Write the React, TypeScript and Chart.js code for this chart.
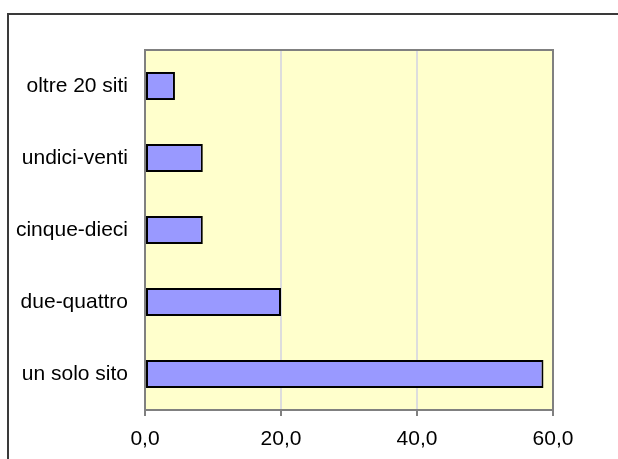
import React, { useEffect, useRef } from "react";
import { Chart, registerables } from "chart.js";

Chart.register(...registerables);

// Number of sites per respondent (percent)
const categories = ["oltre 20 siti", "undici-venti", "cinque-dieci", "due-quattro", "un solo sito"];
const percentages = [4.4, 8.5, 8.5, 20.0, 58.6];
const axisMin = 0;
const axisMax = 60;
const axisStep = 20;

const FONT = "Liberation Sans, Arial, sans-serif";

const formatTick = (v: number) => v.toFixed(1).replace(".", ",");

// Pale yellow plot area, gray plot frame and the outer chart frame
const framePlugin = {
  id: "frames",
  beforeDraw(chart: any) {
    const { ctx, chartArea: a } = chart;
    ctx.save();
    ctx.fillStyle = "#FFFFFF";
    ctx.fillRect(0, 0, chart.width, chart.height);
    ctx.strokeStyle = "#3a3a3a";
    ctx.lineWidth = 2;
    ctx.strokeRect(8, 14, chart.width + 20, chart.height + 20);
    ctx.fillStyle = "#FFFFCC";
    ctx.fillRect(a.left, a.top, a.right - a.left, a.bottom - a.top);
    ctx.restore();
  },
  beforeDatasetsDraw(chart: any) {
    const { ctx, chartArea: a } = chart;
    ctx.save();
    ctx.strokeStyle = "#808080";
    ctx.lineWidth = 2;
    ctx.strokeRect(a.left, a.top, a.right - a.left, a.bottom - a.top);
    ctx.restore();
  },
};

export default function App() {
  const ref = useRef<HTMLCanvasElement | null>(null);

  useEffect(() => {
    if (!ref.current) return;
    const chart = new Chart(ref.current, {
      type: "bar",
      data: {
        labels: categories,
        datasets: [
          {
            data: percentages,
            backgroundColor: "#9999FF",
            borderColor: "#000000",
            borderWidth: 2,
            borderSkipped: false,
            categoryPercentage: 1,
            barPercentage: 0.39,
          },
        ],
      },
      options: {
        indexAxis: "y",
        animation: false,
        responsive: false,
        maintainAspectRatio: false,
        layout: { padding: { left: 0, right: 65, top: 50, bottom: 0 } },
        plugins: { legend: { display: false }, tooltip: { enabled: false } },
        scales: {
          x: {
            min: axisMin,
            max: axisMax,
            ticks: {
              stepSize: axisStep,
              color: "#000000",
              font: { family: FONT, size: 21 },
              padding: 11,
              callback: (v: any) => formatTick(Number(v)),
            },
            grid: {
              color: (c: any) =>
                c.tick && (c.tick.value === axisMin || c.tick.value === axisMax) ? "#808080" : "#DDDDDD",
              lineWidth: 2,
              tickLength: 6,
              tickColor: "#808080",
              drawTicks: true,
            },
            border: { display: true, color: "#808080", width: 2 },
            afterFit: (s: any) => {
              s.height = 49;
            },
          },
          y: {
            ticks: {
              color: "#000000",
              font: { family: FONT, size: 21 },
              padding: 17,
            },
            grid: { display: false, drawTicks: false },
            border: { display: false },
            afterFit: (s: any) => {
              s.width = 145;
            },
          },
        },
      },
      plugins: [framePlugin],
    });
    return () => chart.destroy();
  }, []);

  return (
    <div style={{ position: "fixed", left: 0, top: 0, width: 618, height: 459 }}>
      <canvas ref={ref} width={618} height={459} style={{ display: "block" }} />
    </div>
  );
}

TASK DIRECTIONS: Restate the data above word for word. Do not include the images.

FULL OUTPUT:
Write the React, TypeScript and Chart.js code for this chart.
import React, { useEffect, useRef } from "react";
import { Chart, registerables } from "chart.js";

Chart.register(...registerables);

// Number of sites per respondent (percent)
const categories = ["oltre 20 siti", "undici-venti", "cinque-dieci", "due-quattro", "un solo sito"];
const percentages = [4.4, 8.5, 8.5, 20.0, 58.6];
const axisMin = 0;
const axisMax = 60;
const axisStep = 20;

const FONT = "Liberation Sans, Arial, sans-serif";

const formatTick = (v: number) => v.toFixed(1).replace(".", ",");

// Pale yellow plot area, gray plot frame and the outer chart frame
const framePlugin = {
  id: "frames",
  beforeDraw(chart: any) {
    const { ctx, chartArea: a } = chart;
    ctx.save();
    ctx.fillStyle = "#FFFFFF";
    ctx.fillRect(0, 0, chart.width, chart.height);
    ctx.strokeStyle = "#3a3a3a";
    ctx.lineWidth = 2;
    ctx.strokeRect(8, 14, chart.width + 20, chart.height + 20);
    ctx.fillStyle = "#FFFFCC";
    ctx.fillRect(a.left, a.top, a.right - a.left, a.bottom - a.top);
    ctx.restore();
  },
  beforeDatasetsDraw(chart: any) {
    const { ctx, chartArea: a } = chart;
    ctx.save();
    ctx.strokeStyle = "#808080";
    ctx.lineWidth = 2;
    ctx.strokeRect(a.left, a.top, a.right - a.left, a.bottom - a.top);
    ctx.restore();
  },
};

export default function App() {
  const ref = useRef<HTMLCanvasElement | null>(null);

  useEffect(() => {
    if (!ref.current) return;
    const chart = new Chart(ref.current, {
      type: "bar",
      data: {
        labels: categories,
        datasets: [
          {
            data: percentages,
            backgroundColor: "#9999FF",
            borderColor: "#000000",
            borderWidth: 2,
            borderSkipped: false,
            categoryPercentage: 1,
            barPercentage: 0.39,
          },
        ],
      },
      options: {
        indexAxis: "y",
        animation: false,
        responsive: false,
        maintainAspectRatio: false,
        layout: { padding: { left: 0, right: 65, top: 50, bottom: 0 } },
        plugins: { legend: { display: false }, tooltip: { enabled: false } },
        scales: {
          x: {
            min: axisMin,
            max: axisMax,
            ticks: {
              stepSize: axisStep,
              color: "#000000",
              font: { family: FONT, size: 21 },
              padding: 11,
              callback: (v: any) => formatTick(Number(v)),
            },
            grid: {
              color: (c: any) =>
                c.tick && (c.tick.value === axisMin || c.tick.value === axisMax) ? "#808080" : "#DDDDDD",
              lineWidth: 2,
              tickLength: 6,
              tickColor: "#808080",
              drawTicks: true,
            },
            border: { display: true, color: "#808080", width: 2 },
            afterFit: (s: any) => {
              s.height = 49;
            },
          },
          y: {
            ticks: {
              color: "#000000",
              font: { family: FONT, size: 21 },
              padding: 17,
            },
            grid: { display: false, drawTicks: false },
            border: { display: false },
            afterFit: (s: any) => {
              s.width = 145;
            },
          },
        },
      },
      plugins: [framePlugin],
    });
    return () => chart.destroy();
  }, []);

  return (
    <div style={{ position: "fixed", left: 0, top: 0, width: 618, height: 459 }}>
      <canvas ref={ref} width={618} height={459} style={{ display: "block" }} />
    </div>
  );
}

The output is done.